Exercise data:
'''

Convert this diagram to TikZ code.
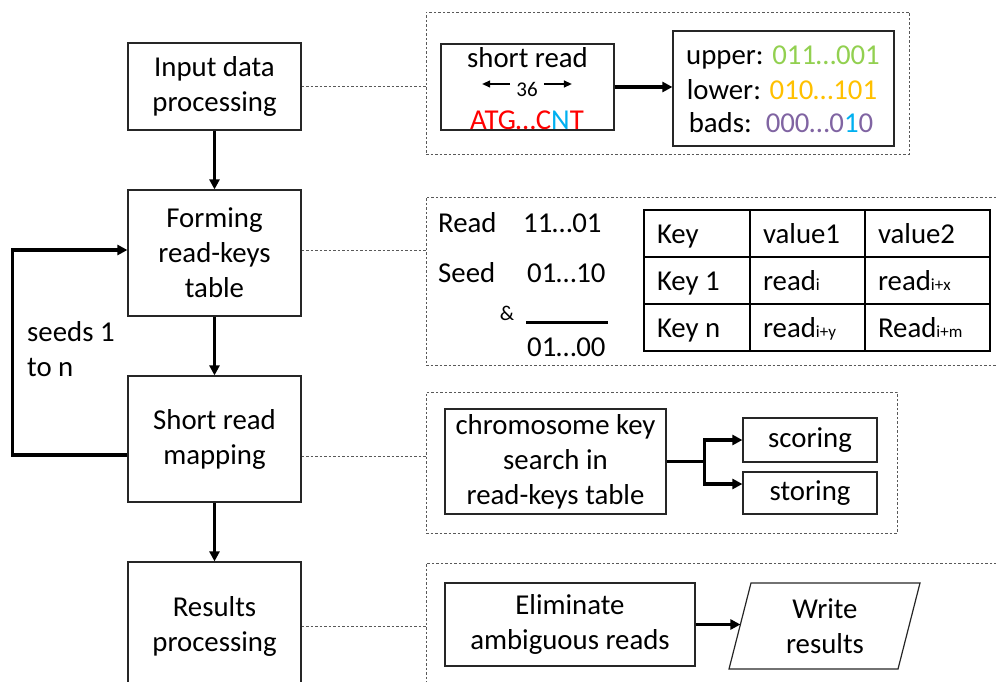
\documentclass[tikz,border=0pt]{standalone}
\usepackage{fontspec}
\setmainfont{Carlito}
\usetikzlibrary{arrows.meta,fit}
\definecolor{cgreen}{HTML}{92D050}
\definecolor{corange}{HTML}{FFC000}
\definecolor{cpurple}{HTML}{8064A2}
\definecolor{ccyan}{HTML}{00B0F0}
\definecolor{cred}{HTML}{FF0000}
\newcommand\idxfont{\fontsize{17}{17}\selectfont}
\begin{document}
\begin{tikzpicture}[x=1pt,y=-1pt,
  every node/.style={font=\fontsize{28.8}{35}\selectfont, inner sep=0pt},
  box/.style={draw=black!85, line width=1.2pt, align=center},
  stage/.style={box, minimum width=173pt},
  grp/.style={draw=black!65, line width=0.9pt, dash pattern=on 2.5pt off 2pt, inner sep=0pt},
  link/.style={draw=black!65, line width=0.9pt, dash pattern=on 2.5pt off 2pt},
  flow/.style={line width=3.3pt, -{Triangle[length=10pt,width=10pt]}},
  tarrow/.style={line width=1.3pt, -{Triangle[length=8pt,width=7pt]}},
  small/.style={font=\fontsize{21}{21}\selectfont},
  cell/.style={draw=black, line width=1.3pt, inner xsep=13pt, inner ysep=0pt,
    text height=21pt, text depth=1pt, align=flush left, minimum height=47pt},
  txt/.style={anchor=mid west},
]
\useasboundingbox (0,0) rectangle (996,682);

% main processing stages
\node[stage, minimum height=87pt]  (inp)  at (214.5,86.5) {Input data\\processing};
\node[stage, minimum height=126pt] (form) at (214.5,253)  {Forming\\read-keys\\table};
\node[stage, minimum height=126pt] (map)  at (214.5,439)  {Short read\\mapping};
\node[stage, minimum height=128pt] (res)  at (214.5,626)  {Results\\processing};

\draw[flow] (inp.south) -- (form.north);
\draw[flow] (form.south) -- (map.north);
\draw[flow] (map.south) -- (res.north);

% iteration over the seeds
\draw[flow] ([yshift=-16pt]map.west) -- ++(-115,0) |- ([yshift=3pt]form.west);
\node[align=left, anchor=west] (seeds) at (27,349.5) {seeds 1\\to n};

% detail panels
\node[grp, fit={(426,12) (909,154)}]   (g1) {};
\node[grp, fit={(426,197) (1005,365)}] (g2) {};
\node[grp, fit={(426,392) (897,533)}]  (g3) {};
\node[grp, fit={(426,563) (1005,700)}] (g4) {};

\draw[link] (inp.east) -- (inp.east -| g1.west);
\path ([yshift=3pt]form.east) coordinate (fl);
\draw[link] (fl) -- (fl -| g2.west);
\path ([yshift=-17pt]map.east) coordinate (ml);
\draw[link] (ml) -- (ml -| g3.west);
\draw[link] (res.east) -- (res.east -| g4.west);

% panel 1: read encoding
\node[box, minimum width=173pt, minimum height=86pt] (sr) at (527.5,87) {};
\node (srt) at (527.5,58) {short read};
\node[small] (n36) at (527,89) {36};
\draw[tarrow] ([shift={(-6pt,5pt)}]n36.west) -- ++(-28,0);
\draw[tarrow] ([shift={(6pt,5pt)}]n36.east) -- ++(28,0);
\node (seq) at (527,120) {\textcolor{cred}{ATG…C}\textcolor{ccyan}{N}\textcolor{cred}{T}};

\node[box, minimum width=221pt, minimum height=115pt] (ub) at (783.5,88.5) {};
\node (up) at (783,57)  {upper: \textcolor{cgreen}{011…001}};
\node (lo) at (782,90)  {lower: \textcolor{corange}{010…101}};
\node (bd) at (781,123) {bads:\hspace{14pt}\textcolor{cpurple}{000…0}\textcolor{ccyan}{1}\textcolor{cpurple}{0}};
\draw[flow] (sr.east) -- (sr.east -| ub.west);

% panel 2: seed masking and read-keys table
\node[txt] (rdl) at (438,230) {Read};
\node[txt] (rdv) at (523,230) {11…01};
\node[txt] (sdl) at (438,280) {Seed};
\node[txt] (sdv) at (527,280) {01…10};
\node[small] (amp) at (507,313) {\&};
\draw[line width=3pt] (526,322) -- (608,322);
\node[txt] (out) at (527,354) {01…00};

\node[cell, text width=80pt] (c11) at (697,233.5)   {Key};
\node[cell, text width=89pt] (c12) at (807.5,233.5) {value1};
\node[cell, text width=99pt] (c13) at (927.5,233.5) {value2};
\node[cell, text width=80pt] (c21) at (697,280.5)   {Key 1};
\node[cell, text width=89pt] (c22) at (807.5,280.5) {read{\idxfont i}};
\node[cell, text width=99pt] (c23) at (927.5,280.5) {read{\idxfont i+x}};
\node[cell, text width=80pt] (c31) at (697,327.5)   {Key n};
\node[cell, text width=89pt] (c32) at (807.5,327.5) {read{\idxfont i+y}};
\node[cell, text width=99pt] (c33) at (927.5,327.5) {Read{\idxfont i+m}};

% panel 3: mapping
\node[box, minimum width=221pt, minimum height=105pt] (chr) at (555.5,461.5)
  {chromosome key\\search in\\read-keys table};
\node[box, minimum width=134pt, minimum height=44pt] (score) at (810,440) {scoring};
\node[box, minimum width=134pt, minimum height=42pt] (store) at (810,493) {storing};
\draw[flow] (chr.east) -- ++(38,0) |- (score.west);
\draw[flow] (chr.east) -- ++(38,0) |- ([yshift=9pt]store.west);

% panel 4: results
\node[box, minimum width=250pt, minimum height=83pt] (elim) at (570,624.5)
  {Eliminate\\ambiguous reads};
\draw[draw=black!85, line width=1.2pt] (751,583) coordinate (wtl) -- (920,583)
  -- (898,669) -- (729,669) coordinate (wbl) -- cycle;
\node[align=center] (wr) at (825,626.5) {Write\\results};
\path (wtl) -- (wbl) coordinate[pos=0.48] (win);
\draw[flow] (elim.east) -- (elim.east -| win);
\end{tikzpicture}
\end{document}
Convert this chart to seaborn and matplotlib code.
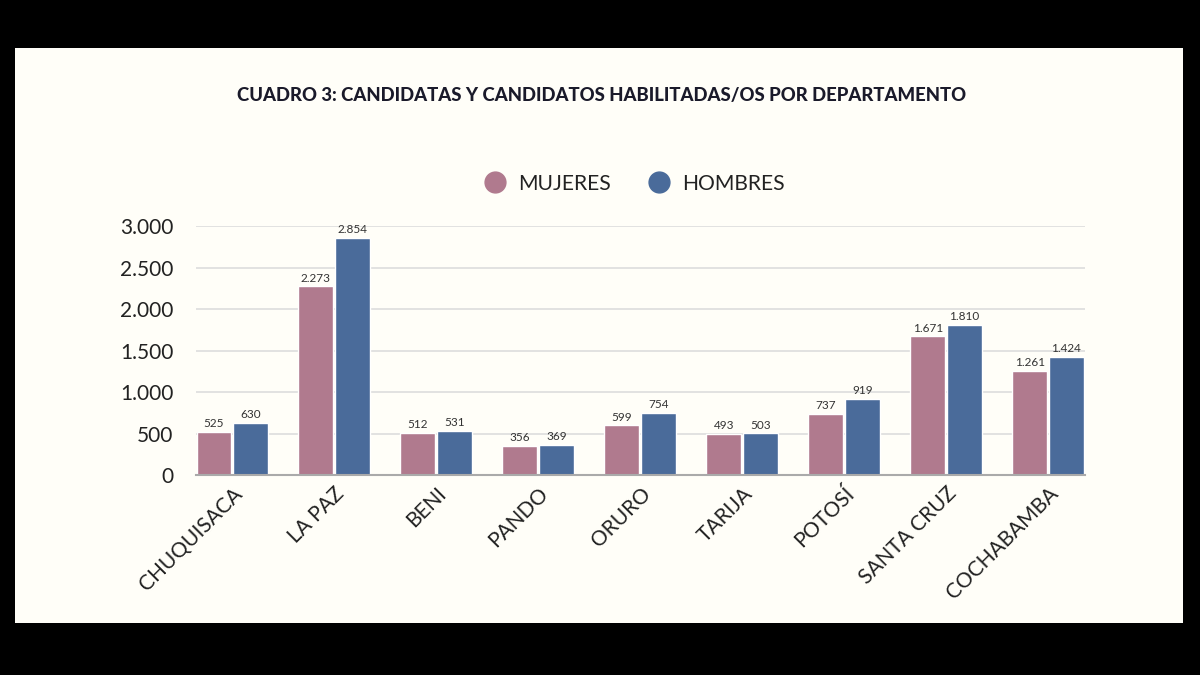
import seaborn as sns
import matplotlib.pyplot as plt
import pandas as pd
from matplotlib.patches import Rectangle
from matplotlib.ticker import FuncFormatter

departamentos = ["CHUQUISACA", "LA PAZ", "BENI", "PANDO", "ORURO",
                 "TARIJA", "POTOSÍ", "SANTA CRUZ", "COCHABAMBA"]
mujeres = [525, 2273, 512, 356, 599, 493, 737, 1671, 1261]
hombres = [630, 2854, 531, 369, 754, 503, 919, 1810, 1424]
series = ["MUJERES", "HOMBRES"]
colores = ["#B07A8E", "#4A6B9A"]

df = pd.DataFrame({
    "dep": departamentos * 2,
    "sexo": [series[0]] * len(mujeres) + [series[1]] * len(hombres),
    "valor": mujeres + hombres,
})

sns.set_style("white")
plt.rcParams["font.family"] = ["Lato", "DejaVu Sans"]

fig = plt.figure(figsize=(12, 6.75), dpi=100)
fig.patch.set_facecolor("black")
fig.patches.append(Rectangle((15 / 1200, 52 / 675), 1168 / 1200, 575 / 675,
                             transform=fig.transFigure, facecolor="#FFFEF8",
                             edgecolor="none", zorder=-5))

ax = fig.add_axes([0.163, 0.296, 0.741, 0.369])
ax.set_facecolor("none")
ax.set_zorder(2)

sns.barplot(data=df, x="dep", y="valor", hue="sexo", hue_order=series,
            palette=colores, width=0.72, gap=0.05, ax=ax, legend=False,
            saturation=1)

miles = lambda v: f"{int(round(v)):,}".replace(",", ".")
for cont in ax.containers:
    ax.bar_label(cont, labels=[miles(b.get_height()) for b in cont],
                 padding=2, fontsize=8.5, color="#333333")

ax.set_xlim(-0.36, 8.36)
ax.set_ylim(0, 3000)
ax.set_yticks(range(0, 3001, 500))
ax.yaxis.set_major_formatter(FuncFormatter(lambda v, p: miles(v)))
ax.grid(axis="y", color="#DDDDDD", linewidth=1.2)
ax.set_axisbelow(True)
for s in ["top", "right", "left"]:
    ax.spines[s].set_visible(False)
ax.spines["bottom"].set_color("#AAAAAA")
ax.spines["bottom"].set_linewidth(1.5)
ax.tick_params(axis="both", length=0, labelsize=15, colors="#222222")
ax.tick_params(axis="y", pad=16)
ax.tick_params(axis="x", pad=6)
plt.setp(ax.get_xticklabels(), rotation=45, ha="right", rotation_mode="anchor")
ax.set_xlabel("")
ax.set_ylabel("")

fig.text(0.501, 0.859, "CUADRO 3: CANDIDATAS Y CANDIDATOS HABILITADAS/OS POR DEPARTAMENTO",
         ha="center", va="center", fontsize=13.3, fontweight="black", color="#1a1a2a")

handles = [plt.Line2D([], [], marker="o", linestyle="", markersize=15,
                      markerfacecolor=c, markeredgecolor=c) for c in colores]
fig.legend(handles, series, loc="center", bbox_to_anchor=(0.5245, 0.728), ncol=2,
           frameon=False, fontsize=15.2, handletextpad=0.1, columnspacing=1.3,
           labelcolor="#222222")

fig.savefig("out.png", dpi=100, facecolor=fig.get_facecolor())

'''

Given exercise: Repeat exactly the lines from the first line of the records above through the line containing "minimum height=128pt] (res)", both included. Leave out the pictures.

Result for this task:
Convert this diagram to TikZ code.
\documentclass[tikz,border=0pt]{standalone}
\usepackage{fontspec}
\setmainfont{Carlito}
\usetikzlibrary{arrows.meta,fit}
\definecolor{cgreen}{HTML}{92D050}
\definecolor{corange}{HTML}{FFC000}
\definecolor{cpurple}{HTML}{8064A2}
\definecolor{ccyan}{HTML}{00B0F0}
\definecolor{cred}{HTML}{FF0000}
\newcommand\idxfont{\fontsize{17}{17}\selectfont}
\begin{document}
\begin{tikzpicture}[x=1pt,y=-1pt,
  every node/.style={font=\fontsize{28.8}{35}\selectfont, inner sep=0pt},
  box/.style={draw=black!85, line width=1.2pt, align=center},
  stage/.style={box, minimum width=173pt},
  grp/.style={draw=black!65, line width=0.9pt, dash pattern=on 2.5pt off 2pt, inner sep=0pt},
  link/.style={draw=black!65, line width=0.9pt, dash pattern=on 2.5pt off 2pt},
  flow/.style={line width=3.3pt, -{Triangle[length=10pt,width=10pt]}},
  tarrow/.style={line width=1.3pt, -{Triangle[length=8pt,width=7pt]}},
  small/.style={font=\fontsize{21}{21}\selectfont},
  cell/.style={draw=black, line width=1.3pt, inner xsep=13pt, inner ysep=0pt,
    text height=21pt, text depth=1pt, align=flush left, minimum height=47pt},
  txt/.style={anchor=mid west},
]
\useasboundingbox (0,0) rectangle (996,682);

% main processing stages
\node[stage, minimum height=87pt]  (inp)  at (214.5,86.5) {Input data\\processing};
\node[stage, minimum height=126pt] (form) at (214.5,253)  {Forming\\read-keys\\table};
\node[stage, minimum height=126pt] (map)  at (214.5,439)  {Short read\\mapping};
\node[stage, minimum height=128pt] (res)  at (214.5,626)  {Results\\processing};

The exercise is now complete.